In her review for The Village Voice, Amy Taubin criticized Minghella as a "would-be art film director who never takes his eye off the box office, doesn't allow himself to become embroiled in such complexity. He turns The Talented Mr. Ripley into a splashy tourist trap of a movie. The effect is rather like reading the National Enquirer in a café overlooking the Adriatic." The director Florian Henckel von Donnersmarck cited The Talented Mr. Ripley as one of his favorite films.

===Accolades===

| Year | Award | Category | Nominee(s) | Result | Ref. |
| 1999 | Academy Awards | Best Supporting Actor | Jude Law | Nominated |  |
| Best Adapted Screenplay | Anthony Minghella | Nominated |
| Best Original Score | Gabriel Yared | Nominated |
| Best Production Design | Roy Walker and Bruno Cesari | Nominated |
| Best Costume Design | Ann Roth and Gary Jones | Nominated |
| 2000 | BAFTA Awards | Best Film | William Horberg Tom Sternberg | Nominated |  |
| Best Direction | Anthony Minghella | Nominated |
| Best Actor in a Supporting Role | Jude Law | Won |
| Best Actress in a Supporting Role | Cate Blanchett | Nominated |
| Best Adapted Screenplay | Anthony Minghella | Nominated |
| Best Cinematography | John Seale | Nominated |
| Best Film Music | Gabriel Yared | Nominated |
| 2000 | Berlin International Film Festival | Golden Bear | Anthony Minghella | Nominated |  |
| 2000 | Broadcast Film Critics Association Awards | Best Film | The Talented Mr.

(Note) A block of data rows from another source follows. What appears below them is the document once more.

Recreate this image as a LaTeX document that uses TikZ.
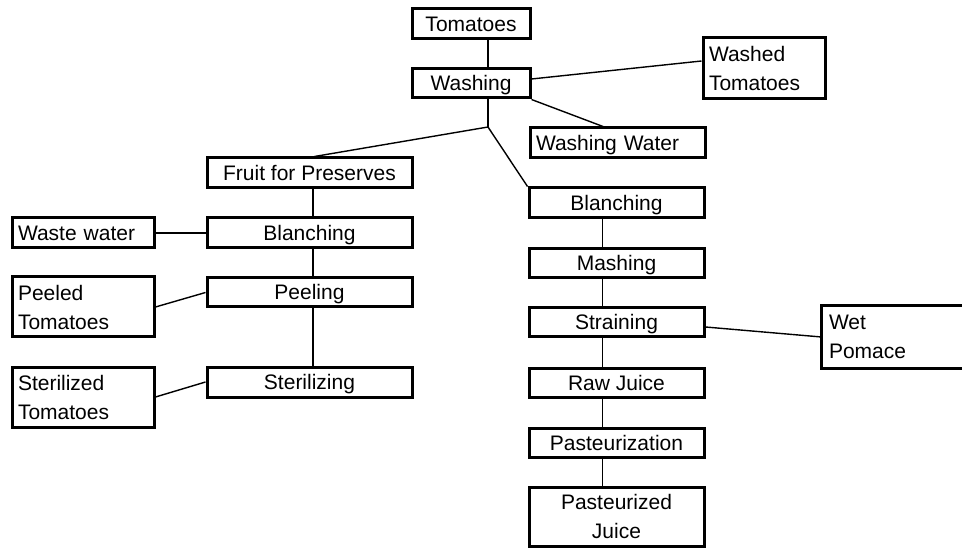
\documentclass[tikz,border=0pt]{standalone}
\usepackage{fontspec}
\setmainfont{Liberation Sans}
\begin{document}
\begin{tikzpicture}[x=1pt,y=-1pt,
  bx/.style={draw, line width=3pt, inner ysep=0pt, inner xsep=6pt,
    font=\fontsize{21}{29}\selectfont, anchor=center},
  one/.style={text height=15pt, text depth=0pt},
  ln/.style={line width=1.4pt}]
\useasboundingbox (0,0) rectangle (962,548);
\clip (0,0) rectangle (962,548);
% top
\node[bx,one,minimum width=118pt,minimum height=30pt] (tom) at (471,24) {Tomatoes};
\node[bx,one,minimum width=118pt,minimum height=29pt] (wash) at (471,83.5) {Washing};
\node[bx,minimum width=122pt,minimum height=61pt,text width=110pt,align=left] (washed) at (764,68.5) {Washed\\Tomatoes};
\node[bx,one,minimum width=175pt,minimum height=30pt,text width=163pt,align=left] (ww) at (617.5,143) {Washing Water};
% left column
\node[bx,one,minimum width=205pt,minimum height=30pt] (fruit) at (309.5,173) {Fruit for Preserves};
\node[bx,one,minimum width=205pt,minimum height=30pt] (blL) at (309.5,233) {Blanching};
\node[bx,one,minimum width=142pt,minimum height=30pt,text width=130pt,align=left] (waste) at (83,233) {Waste water};
\node[bx,one,minimum width=205pt,minimum height=29pt] (peel) at (309.5,292.5) {Peeling};
\node[bx,minimum width=142pt,minimum height=60pt,text width=130pt,align=left] (peeled) at (83,307) {Peeled\\Tomatoes};
\node[bx,one,minimum width=205pt,minimum height=30pt] (ster) at (309.5,382) {Sterilizing};
\node[bx,minimum width=142pt,minimum height=60pt,text width=130pt,align=left] (stered) at (83,397) {Sterilized\\Tomatoes};
% right column
\node[bx,one,minimum width=175pt,minimum height=30pt] (blR) at (616.5,203) {Blanching};
\node[bx,one,minimum width=175pt,minimum height=29pt] (mash) at (616.5,263.5) {Mashing};
\node[bx,one,minimum width=175pt,minimum height=29pt] (strain) at (616.5,322.5) {Straining};
\node[bx,one,minimum width=175pt,minimum height=29pt] (raw) at (616.5,382.5) {Raw Juice};
\node[bx,one,minimum width=175pt,minimum height=29pt] (past) at (616.5,442.5) {Pasteurization};
\node[bx,minimum width=175pt,minimum height=59pt,text width=163pt,align=center] (pj) at (616.5,516.5) {Pasteurized\\Juice};
\node[bx,draw=none,minimum width=200pt,minimum height=60pt,text width=188pt,align=left] (wet) at (923,337) {Wet\\Pomace};
\draw[line width=3pt] (wet.north east) -- (wet.north west) -- (wet.south west) -- (wet.south east);
% connectors
\coordinate (j) at (488,127);
\draw[ln] ([xshift=17pt]tom.south) -- ([xshift=17pt]wash.north);
\draw[ln] ([yshift=4.5pt]wash.east) -- ([yshift=7.5pt]washed.west);
\draw[ln] (wash.south east) -- ([xshift=-14.5pt]ww.north);
\draw[ln] ([xshift=17pt]wash.south) -- (j);
\draw[ln] (j) -- ([xshift=5pt]fruit.north);
\draw[ln] (j) -- (blR.north west);
\draw[ln] ([xshift=3.5pt]fruit.south) -- ([xshift=3.5pt]blL.north);
\draw[ln] ([xshift=3.5pt]blL.south) -- ([xshift=3.5pt]peel.north);
\draw[ln] ([xshift=3.5pt]peel.south) -- ([xshift=3.5pt]ster.north);
\draw[ln] (waste.east) -- (blL.west);
\draw[ln] (peeled.east) -- (peel.west);
\draw[ln] (stered.east) -- (ster.west);
\draw[ln] ([xshift=-14pt]blR.south) -- ([xshift=-14pt]mash.north);
\draw[ln] ([xshift=-14pt]mash.south) -- ([xshift=-14pt]strain.north);
\draw[ln] ([xshift=-14pt]strain.south) -- ([xshift=-14pt]raw.north);
\draw[ln] ([xshift=-14pt]raw.south) -- ([xshift=-14pt]past.north);
\draw[ln] ([xshift=-14pt]past.south) -- ([xshift=-14pt]pj.north);
\draw[ln] ([yshift=-4.5pt]strain.east) -- (wet.west);
\end{tikzpicture}
\end{document}
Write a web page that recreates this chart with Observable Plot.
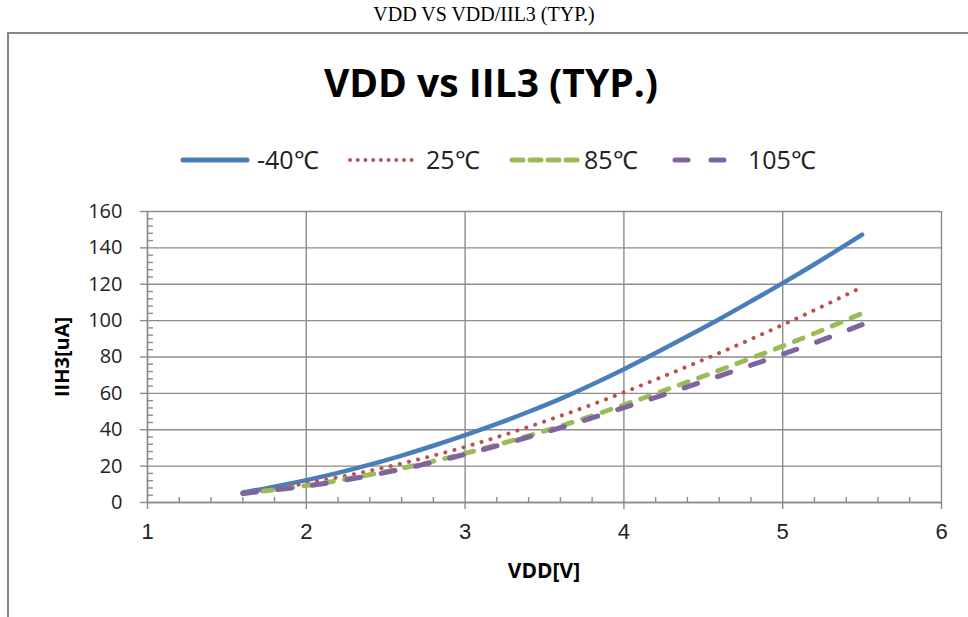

Ripley | Nominated |  |
| Best Composer | Gabriel Yared | Won |
| 2000 | Chicago Film Critics Association Awards | Best Cinematography | John Seale | Nominated |  |
| 2001 | Empire Awards | Best British Actor | Jude Law | Nominated |  |
| 2000 | Golden Globe Awards | Best Motion Picture – Drama | The Talented Mr. Ripley | Nominated |  |
| Best Actor – Motion Picture Drama | Matt Damon | Nominated |
| Best Supporting Actor – Motion Picture | Jude Law | Nominated |
| Best Director | Anthony Minghella | Nominated |
| Best Original Score | Gabriel Yared | Nominated |
| 2000 | Las Vegas Film Critics Society Awards | Best Film | The Talented Mr. Ripley | Nominated |  |
| Best Director | Anthony Minghella | Nominated |
| Best Actor | Matt Damon | Nominated |
| Best Screenplay | Anthony Minghella | Nominated |
| Best Score | Gabriel Yared | Nominated |
| Best Cinematography | John Seale | Nominated |
| 2000 | London Film Critics Circle Awards | British Supporting Actor of the Year | Jude Law | Nominated |  |
| British Screenwriter of the Year | Anthony Minghella | Nominated |
| 2000 | MTV Movie Awards | Best Musical Sequence | Matt Damon Rosario Fiorello Jude Law | Nominated |  |
| Best Villain | Matt Damon | Nominated |
| 2000 | National Board of Review Awards | Top Ten Films | The Talented Mr. Ripley | Nominated |  |
| Best Director | Anthony Minghella | Won |
| Best Supporting Actor | Philip Seymour Hoffman | Won |
| 2000 | Online Film Critics Society Awards | Best Adapted Screenplay | Anthony Minghella | Nominated |  |
| 1999 | Satellite Awards | Best Film | The Talented Mr. Ripley | Nominated |  |
| Best Director | Anthony Minghella | Nominated |
| Best Supporting Actor – Motion Picture Drama | Jude Law | Nominated |
| Best Adapted Screenplay | Anthony Minghella | Nominated |
| Best Cinematography | John Seale | Nominated |
| Best Editing | Walter Murch | Nominated |
| 2000 | Teen Choice Awards | Choice Movie: Actor | Matt Damon | Nominated |  |
| Choice Movie: Breakout Star | Jude Law | Nominated |
| Choice Movie: Drama | The Talented Mr. Ripley | Nominated |
| Choice Movie: Liar | Matt Damon | Nominated |
| 2000 | Writers Guild of America Awards | Best Adapted Screenplay | Anthony Minghella | Nominated |  |

==Adaptations==
The Talented Mr. Ripley is the third Ripley film adaptation, following Purple Noon (1960) and The American Friend (1977). It was followed by Ripley's Game (2002) and Ripley Under Ground (2005), but none of the films form an official series. In April 2024, the television series Ripley, also an adaptation of Highsmith's 1955 novel, was released. The plot of the 2012 Indian Tamil movie Naan is loosely based on this film, but in a different setting.

==In other media==
A disguised Damon was credited under the "Dickie Greenleaf" name for his cameo in the film Deadpool 2 (2018).